▶ **Records with drawing code**:
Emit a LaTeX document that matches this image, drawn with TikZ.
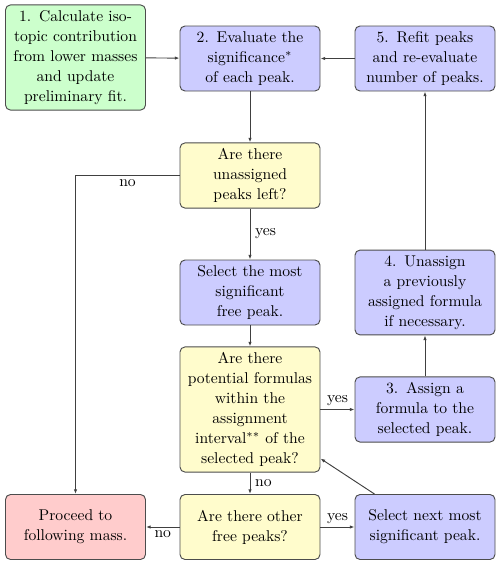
\documentclass[tikz,border=0pt]{standalone}
\usetikzlibrary{arrows.meta,calc}
\begin{document}
\begin{tikzpicture}[x=0.64pt,y=-0.64pt,
  box/.style={draw=black!70, line width=0.6pt, rounded corners=3.2pt, align=center,
    text width=82pt, minimum width=89.6pt, minimum height=41.6pt, inner xsep=3.8pt, inner ysep=3.5pt,
    font=\fontsize{10}{12.8}\selectfont},
  gbox/.style={box, fill=green!20},
  bbox/.style={box, fill=blue!20},
  ybox/.style={box, fill=yellow!20},
  rbox/.style={box, fill=red!20},
  conn/.style={draw=black!75, line width=0.6pt, -{Latex[length=3pt,width=2.2pt]}},
  lab/.style={font=\fontsize{10}{12}\selectfont, inner sep=1pt}
]
\useasboundingbox (0,0) rectangle (500,566);
\node[gbox] (b1) at (75.5,57.5) {1. Calculate iso-\\topic contribution\\from lower masses\\and update\\preliminary fit.};
\node[bbox] (b2) at (250,58.5) {2. Evaluate the\\significance$^*$\\of each peak.};
\node[bbox] (b5) at (425,58.5) {5. Refit peaks\\and re-evaluate\\number of peaks.};
\node[ybox] (q1) at (250,175.5) {Are there\\unassigned\\peaks left?};
\node[bbox] (sel) at (250,292.5) {Select the most\\significant\\free peak.};
\node[bbox] (b4) at (425,292.5) {4. Unassign\\a previously\\assigned formula\\if necessary.};
\node[ybox] (q2) at (250,409.5) {Are there\\potential formulas\\within the\\assignment\\interval$^{**}$ of the\\selected peak?};
\node[bbox] (b3) at (425,409.5) {3. Assign a\\formula to the\\selected peak.};
\node[rbox] (pro) at (75.5,527) {Proceed to\\following mass.};
\node[ybox] (q3) at (250,527) {Are there other\\free peaks?};
\node[bbox] (nxt) at (425,527) {Select next most\\significant peak.};

\draw[conn] (b1) -- (b2);
\draw[conn] (b5) -- (b2);
\draw[conn] (b2) -- (q1);
\draw[conn] (q1) -- node[lab, right=2pt] {yes} (sel);
\draw[conn] (q1.west) -| node[lab, pos=0.25, below=1pt] {no} (pro.north);
\draw[conn] (sel) -- (q2);
\draw[conn] (q2) -- node[lab, above=1pt] {yes} (b3);
\draw[conn] (b3) -- (b4);
\draw[conn] (b4) -- (b5);
\draw[conn] (q2) -- node[lab, right=2pt] {no} (q3);
\draw[conn] (q3) -- node[lab, below=1pt] {no} (pro);
\draw[conn] (q3) -- node[lab, above=1pt] {yes} (nxt);
\coordinate (nxtA) at ($(nxt.north west)+(20,0)$);
\coordinate (q2A) at ($(q2.south east)+(0,-14)$);
\draw[conn] (nxtA) -- (q2A);
\end{tikzpicture}
\end{document}
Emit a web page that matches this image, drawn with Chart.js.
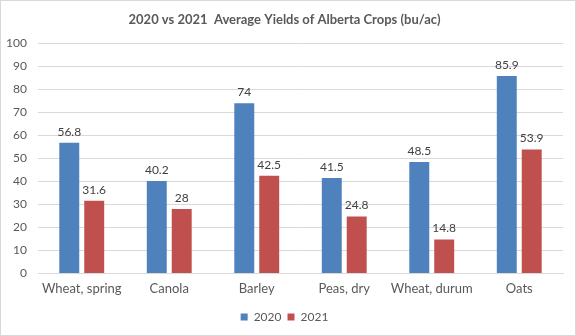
<!DOCTYPE html>
<html>
<head>
<meta charset="utf-8">
<script src="https://cdn.jsdelivr.net/npm/chart.js@4"></script>
<style>
  html, body { margin: 0; padding: 0; background: #fff; }
  #wrap { width: 576px; height: 336px; }
</style>
</head>
<body>
<div id="wrap"><canvas id="yieldChart" width="576" height="336"></canvas></div>
<script>
  // Average yields per crop, bushels per acre
  const crops = ['Wheat, spring', 'Canola', 'Barley', 'Peas, dry', 'Wheat, durum', 'Oats'];
  const yields2020 = [56.8, 40.2, 74, 41.5, 48.5, 85.9];
  const yields2021 = [31.6, 28, 42.5, 24.8, 14.8, 53.9];
  const yTicks = [0, 10, 20, 30, 40, 50, 60, 70, 80, 90, 100];

  const FONT = 'Lato, "Open Sans", sans-serif';
  const TEXT = '#595959';

  // Value labels drawn just above each bar
  const barValues = {
    id: 'barValues',
    afterDatasetsDraw(chart) {
      const ctx = chart.ctx;
      ctx.save();
      ctx.font = '12px ' + FONT;
      ctx.fillStyle = '#404040';
      ctx.textAlign = 'center';
      ctx.textBaseline = 'bottom';
      chart.data.datasets.forEach((ds, i) => {
        chart.getDatasetMeta(i).data.forEach((bar, j) => {
          ctx.fillText(String(ds.data[j]), bar.x, bar.y - 5);
        });
      });
      ctx.restore();
    }
  };

  // Thin frame round the whole chart
  const frame = {
    id: 'frame',
    beforeDraw(chart) {
      const ctx = chart.ctx;
      ctx.save();
      ctx.fillStyle = '#fff';
      ctx.fillRect(0, 0, chart.width, chart.height);
      ctx.strokeStyle = '#d9d9d9';
      ctx.lineWidth = 1;
      ctx.strokeRect(0.5, 0.5, chart.width - 1, chart.height - 1);
      ctx.restore();
    }
  };

  const yieldChart = new Chart(document.getElementById('yieldChart').getContext('2d'), {
    type: 'bar',
    data: {
      labels: crops,
      datasets: [
        { label: '2020', data: yields2020, backgroundColor: '#4f81bd' },
        { label: '2021', data: yields2021, backgroundColor: '#c0504d' }
      ]
    },
    options: {
      responsive: false,
      animation: false,
      devicePixelRatio: 1,
      categoryPercentage: 0.57,
      barPercentage: 0.8,
      layout: { padding: { left: 6, right: 13, top: 0, bottom: 3 } },
      scales: {
        x: {
          grid: { display: false, drawTicks: false },
          border: { color: '#d9d9d9' },
          ticks: {
            color: TEXT,
            font: { family: FONT, size: 13 },
            padding: 8,
            maxRotation: 0,
            minRotation: 0,
            autoSkip: false
          }
        },
        y: {
          min: 0,
          max: 100,
          afterBuildTicks(scale) { scale.ticks = yTicks.map(v => ({ value: v })); },
          afterFit(scale) { scale.width = 32; },
          grid: { color: '#d9d9d9', drawTicks: false },
          border: { display: false },
          ticks: { color: TEXT, font: { family: FONT, size: 12 }, padding: 11 }
        }
      },
      plugins: {
        title: {
          display: true,
          text: '2020 vs 2021  Average Yields of Alberta Crops (bu/ac)',
          color: TEXT,
          font: { family: FONT, size: 13, weight: 'bold' },
          padding: { top: 12, bottom: 16 }
        },
        legend: {
          position: 'bottom',
          labels: {
            color: TEXT,
            font: { family: FONT, size: 12 },
            boxWidth: 7,
            boxHeight: 7,
            padding: 6
          }
        },
        tooltip: { enabled: false }
      }
    },
    plugins: [frame, barValues]
  });
</script>
</body>
</html>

▶ **Required work**:
Copy nothing but the lines above that run from the one with "Emit a web page" to the one with "const TEXT = '#595959';", ends included; pictures stay out.

▶ **Output of the exercise**:
Emit a web page that matches this image, drawn with Chart.js.
<!DOCTYPE html>
<html>
<head>
<meta charset="utf-8">
<script src="https://cdn.jsdelivr.net/npm/chart.js@4"></script>
<style>
  html, body { margin: 0; padding: 0; background: #fff; }
  #wrap { width: 576px; height: 336px; }
</style>
</head>
<body>
<div id="wrap"><canvas id="yieldChart" width="576" height="336"></canvas></div>
<script>
  // Average yields per crop, bushels per acre
  const crops = ['Wheat, spring', 'Canola', 'Barley', 'Peas, dry', 'Wheat, durum', 'Oats'];
  const yields2020 = [56.8, 40.2, 74, 41.5, 48.5, 85.9];
  const yields2021 = [31.6, 28, 42.5, 24.8, 14.8, 53.9];
  const yTicks = [0, 10, 20, 30, 40, 50, 60, 70, 80, 90, 100];

  const FONT = 'Lato, "Open Sans", sans-serif';
  const TEXT = '#595959';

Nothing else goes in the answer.